"What sort of diary should I like mine to be? Something loose knit and yet not slovenly, so elastic that it will embrace anything, solemn, slight or beautiful that comes into my mind. I should like it to resemble some deep old desk, or capacious hold-all, in which one flings a mass of odds and ends without looking them through." --Virginia Woolf
Thursday, November 19, 2009
American Bloomsbury by Susan Cheever
This is a nonfiction, non-academic work about the relationships that existed between Louisa May Alcott, Ralph Waldo Emerson, Margaret Fuller, Nathaniel Hawthorne, and Henry David Thoreau--with some appearances by Herman Melville, Henry James, and other notables. I always like reading about artists' communities and how friends can push each other to heights of success. And it always raises some questions: was it a genius-cluster (something in the water), how did such a thing form... In this case, the link is geography (much preferable to Facebook in my opinion)--these writers all lived in Concord, Mass--but also personality--as in the personality of Emerson.

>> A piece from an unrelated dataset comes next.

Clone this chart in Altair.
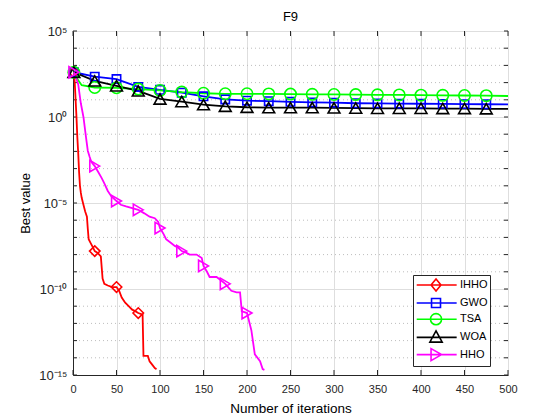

The book suggests it was really Emerson's financial support that allowed Thoreau, the Alcott family, and for a time Hawthorne, to survive. So while networking may also have helped each member of the group professionally, and mentoring and modeling (as in role-modeling) presumably also helped (I imagine especially for Alcott who was younger and got to watch these men build their writing careers), patronage may have mattered the most. The book is an entertaining read if you're interested in such things (I, for one, had no idea Thoreau was Alcott's teacher for awhile; and also knew next to nothing about Margaret Fuller or the Peabody sisters, who all turned out to be fascinating) and for all those who fuss about MFA programs, I can't help but think what we're trying to do formally is exactly what Emerson tried to do informally--provide financial support, mentoring, and community for developing writers.